Texas’ economy needs more immigrants as workers, but Republican leaders continue to fight immigration as more jobs go unfilled.

According to an article by the Houston Chronicle, immigrants make up 24% of Houston’s population and 11% of the state’s population, and some contribute greatly to the state’s workforce.

“We need labor,” Glenn Hamer, president of the Texas Business Association, told the Houston Chronicle. “We have more jobs open than people to fill them. Every unemployed person could get a job and we’d still have hundreds of thousands of jobs open. The best and brightest people on the world want to come here and contribute, and we need them.”

Employment in the state hit a record high this year. According to the San Antonio Express-News, April was the ninth consecutive month of job growth in the state. In April, the number of employed Texans topped 14 million.

However, Republicans seem to have engaged in a war on immigration just to gain more votes. While historically supportive of legal pathways for immigrants, the current GOP leadership is increasingly silent or opposed, focusing instead on illegal immigration at the U.S.-Mexico border.

This shift marks a departure from earlier Texas Republican views. Former President George W. Bush, a former Texas governor, championed immigration reform, calling the U.S. a “nation of immigrants” and lauding their contributions.

The change is largely attributed to the populist shift in the Republican Party, led by former President Donald Trump, who has often said that immigrants threaten the country.

As a result, Republicans are now reluctant to support legislation that expands immigrant worker programs for fear of backlash from anti-immigrant primary challengers. This has made it difficult to pass bipartisan legislation on the issue.

On Thursday, the Senate failed to advance bipartisan immigration legislation that would have balanced illegal immigration control with improvements to legal immigration programs.
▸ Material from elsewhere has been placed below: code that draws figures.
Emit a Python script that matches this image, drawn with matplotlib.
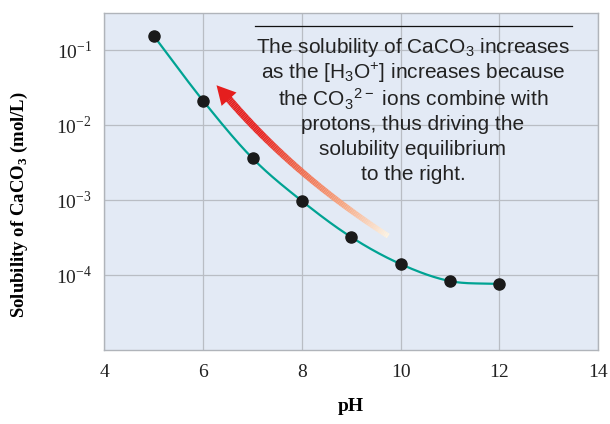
import numpy as np
import matplotlib
matplotlib.use("Agg")
import matplotlib.pyplot as plt
from matplotlib.collections import LineCollection
from matplotlib.colors import LinearSegmentedColormap

plt.rcParams['mathtext.fontset'] = 'custom'
plt.rcParams['mathtext.rm'] = 'Liberation Serif'
plt.rcParams['mathtext.bf'] = 'Liberation Serif:bold'
plt.rcParams['mathtext.sf'] = 'Liberation Sans'

# Data
ph = [5, 6, 7, 8, 9, 10, 11, 12]
solubility = [0.154, 0.021, 0.0036, 0.00097, 0.00032, 0.00014, 0.000083, 0.000076]
x_ticks = [4, 6, 8, 10, 12, 14]
y_ticks = [1e-4, 1e-3, 1e-2, 1e-1]
y_tick_labels = [r"$10^{-4}$", r"$10^{-3}$", r"$10^{-2}$", r"$10^{-1}$"]

fig = plt.figure(figsize=(6.10, 4.24), dpi=100)
ax = fig.add_axes([0.1713, 0.1745, 0.809, 0.7960])
ax.set_facecolor('#e3eaf5')

# smooth curve (Catmull-Rom in log space)
def catmull(xs, ys, n=30):
    xs = np.asarray(xs, float); ys = np.asarray(ys, float)
    px = np.concatenate([[2*xs[0]-xs[1]], xs, [2*xs[-1]-xs[-2]]])
    py = np.concatenate([[2*ys[0]-ys[1]], ys, [2*ys[-1]-ys[-2]]])
    ox, oy = [], []
    for i in range(1, len(px)-2):
        t = np.linspace(0, 1, n, endpoint=False)
        for arr, out in ((px, ox), (py, oy)):
            p0, p1, p2, p3 = arr[i-1], arr[i], arr[i+1], arr[i+2]
            out.extend(0.5*((2*p1) + (-p0+p2)*t + (2*p0-5*p1+4*p2-p3)*t**2 + (-p0+3*p1-3*p2+p3)*t**3))
    ox.append(xs[-1]); oy.append(ys[-1])
    return np.array(ox), np.array(oy)

cx, cy = catmull(ph, np.log10(solubility))
ax.plot(cx, 10**cy, color='#00a393', lw=1.6, zorder=3)
ax.plot(ph, solubility, 'o', color='#1a1a1a', ms=8, zorder=4)

ax.set_yscale('log')
ax.set_xlim(4, 14)
ax.set_ylim(1e-5, 10**-0.5)
ax.set_xticks(x_ticks)
ax.set_xticklabels([str(t) for t in x_ticks], family='Liberation Serif', fontsize=14)
ax.set_yticks(y_ticks)
ax.set_yticklabels(y_tick_labels, fontsize=14)
ax.yaxis.set_minor_locator(matplotlib.ticker.NullLocator())
ax.tick_params(length=0, pad=9, colors='#222222')
ax.tick_params(axis='x', pad=10)
ax.grid(True, color='#b9bdc4', lw=0.9)
ax.set_axisbelow(True)
for s in ax.spines.values():
    s.set_color('#b0b4ba')
    s.set_linewidth(1.0)

ax.set_xlabel('pH', family='Liberation Serif', fontweight='bold', fontsize=14, labelpad=12)
ax.set_ylabel(r'Solubility of CaCO$_\mathbf{3}$ (mol/L)', family='Liberation Serif',
              fontweight='bold', fontsize=13.5)
ax.yaxis.set_label_coords(-0.150, 0.43)

# gradient arrow (quadratic Bezier in pH / log10 space)
P0 = np.array([9.75, -3.48]); P1 = np.array([7.8, -2.65]); P2 = np.array([6.45, -1.60])
t = np.linspace(0, 1, 120)[:, None]
B = (1-t)**2*P0 + 2*(1-t)*t*P1 + t**2*P2
pts = np.column_stack([B[:, 0], 10**B[:, 1]])
segs = np.stack([pts[:-1], pts[1:]], axis=1)
cmap = LinearSegmentedColormap.from_list('arr', ['#fdf3e2', '#f7a47e', '#f06a4c', '#e8231f', '#e51e1e'])
lc = LineCollection(segs, cmap=cmap, linewidths=np.linspace(3.8, 5.4, len(segs)), capstyle='butt', zorder=2)
lc.set_array(np.linspace(0, 1, len(segs)))
ax.add_collection(lc)
ax.annotate('', xy=(6.27, 10**-1.47), xytext=(pts[-3, 0], pts[-3, 1]),
            arrowprops=dict(arrowstyle='-|>,head_length=0.75,head_width=0.4', color='#e51e1e',
                            lw=0, shrinkA=0, shrinkB=0, mutation_scale=18), zorder=2)

# annotation text
ax.plot([0.3052, 0.9466], [0.9615, 0.9615], transform=ax.transAxes, color='#111111', lw=0.9, zorder=5)
lines = [r"The solubility of CaCO$\mathsf{_3}$ increases",
         r"as the [H$\mathsf{_3}$O$\mathsf{^{+}}$] increases because",
         r"the CO$\mathsf{_3}$$\mathsf{^{2-}}$ ions combine with",
         "protons, thus driving the",
         "solubility equilibrium",
         "to the right."]
ys_px = [47, 73, 99, 124, 149, 174]
for txt, yp in zip(lines, ys_px):
    ax.text(0.625, (350 - yp) / 337.5, txt, transform=ax.transAxes, ha='center', va='center',
            family='Liberation Sans', fontsize=15, color='#222222', zorder=5)

fig.savefig('out.png', dpi=100)
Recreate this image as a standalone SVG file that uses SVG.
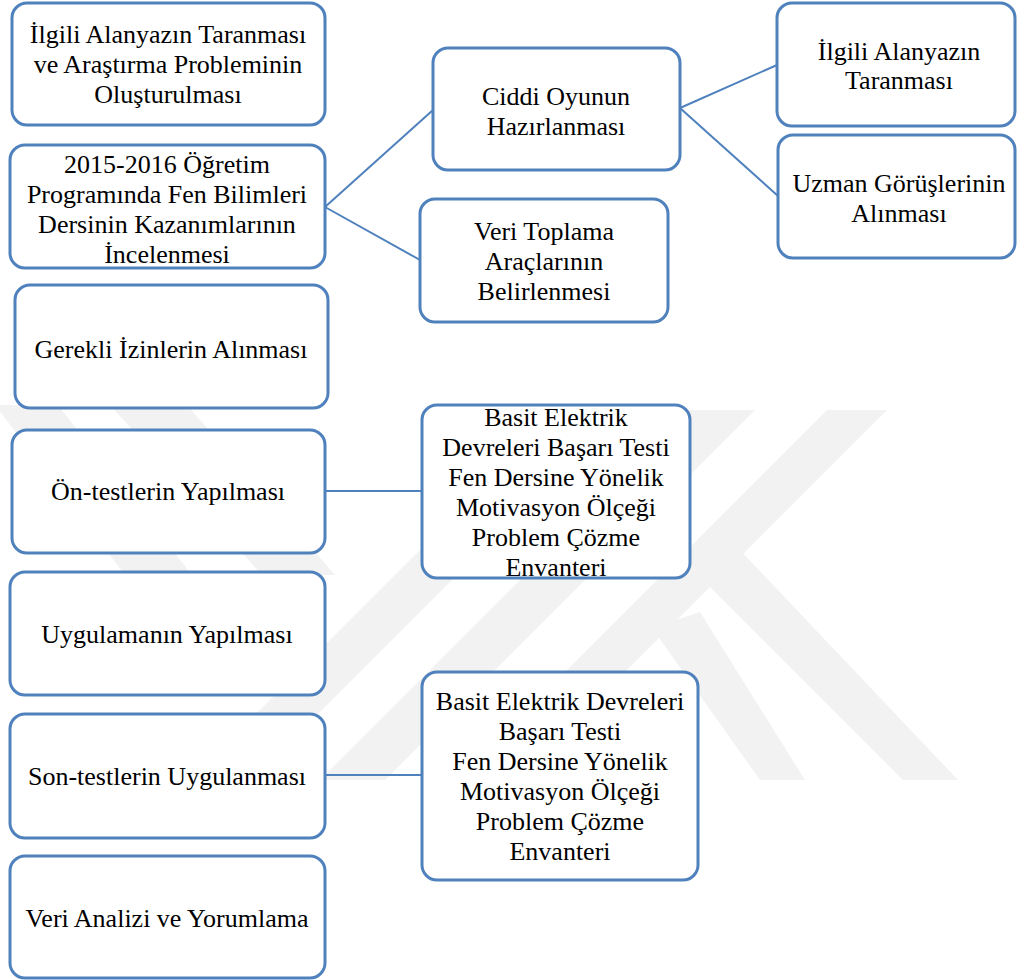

Almost every Republican, including Texas Senators John Cornyn and Ted Cruz, voted against it.

“There’s a cognitive dissonance happening where immigrants are clearly vital to the state’s economy but lawmakers prioritize anti-immigrant policy that creates fear and unwelcomeness in the community,” Victoria Francis, a deputy director at the American Immigration Council told the Houston Chronicle. “But even as we’ve seen these awful things happening, we’ve seen business allies really stepping up to talk about the benefits that come with newcomers, even in Texas.”